In the passing years he became president of the Midwestern Psychological Association, President of the APA, President of the Psychometrics society, gained membership to the National Academy of Science along with 17 other psychologist, was a Fellow of American Academy of Arts and Sciences, President of APA’s Division on Evaluation and Measurement and Honorary Fellow of the British Psychological Society.

During WWII Thurstone continued his work as an examiner and served as a member of the committee on classification on military personnel of the U. S. Adjutant General’s Office and authored psychological tests for the selection of military and classification of the soldiers.

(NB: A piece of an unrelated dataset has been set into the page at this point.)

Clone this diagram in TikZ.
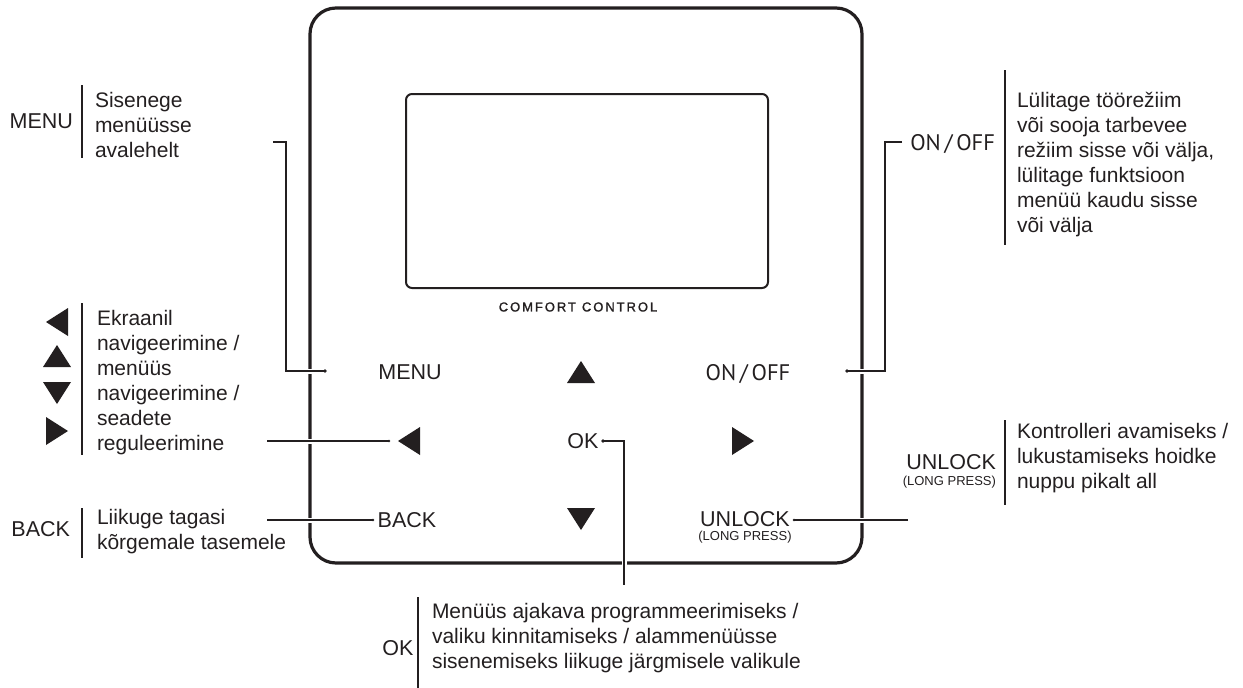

After working for the military for quite some time Thurstone received grants for research which led to employment tests, hedonic scales, and create and experimentally evaluate objective tests for a measurement of human temperament.

From the years of 1948 to 1949 he became a visiting psychology professor at the University of Frankfort and around this time he built a seminar room in home and had visiting professors and speakers from inside and outside of the U. S. A couple years after establishing his seminar room the Thurstone-Gwinn family moved to North Carolina due to the fact that Thurstone had reached 65 and had to retire from the University of Chicago. At his home in North Carolina e still had seminars and re-established his psychometrics in the Nash Hall and continued his lab reports. It wasn’t until September 19th of 1955 when Thurstone Died. It surprised many since Thurstone had scheduled to be a visiting professor at the University of Stockholm a year before and had scheduled many seminars in between. To continue his great mental test examinations, Thelma Gwinn succeeded him as the director of the Psychometrics Lab. Thurstone had contributed many ideas and authored many examinations which still remain prevalent to this day.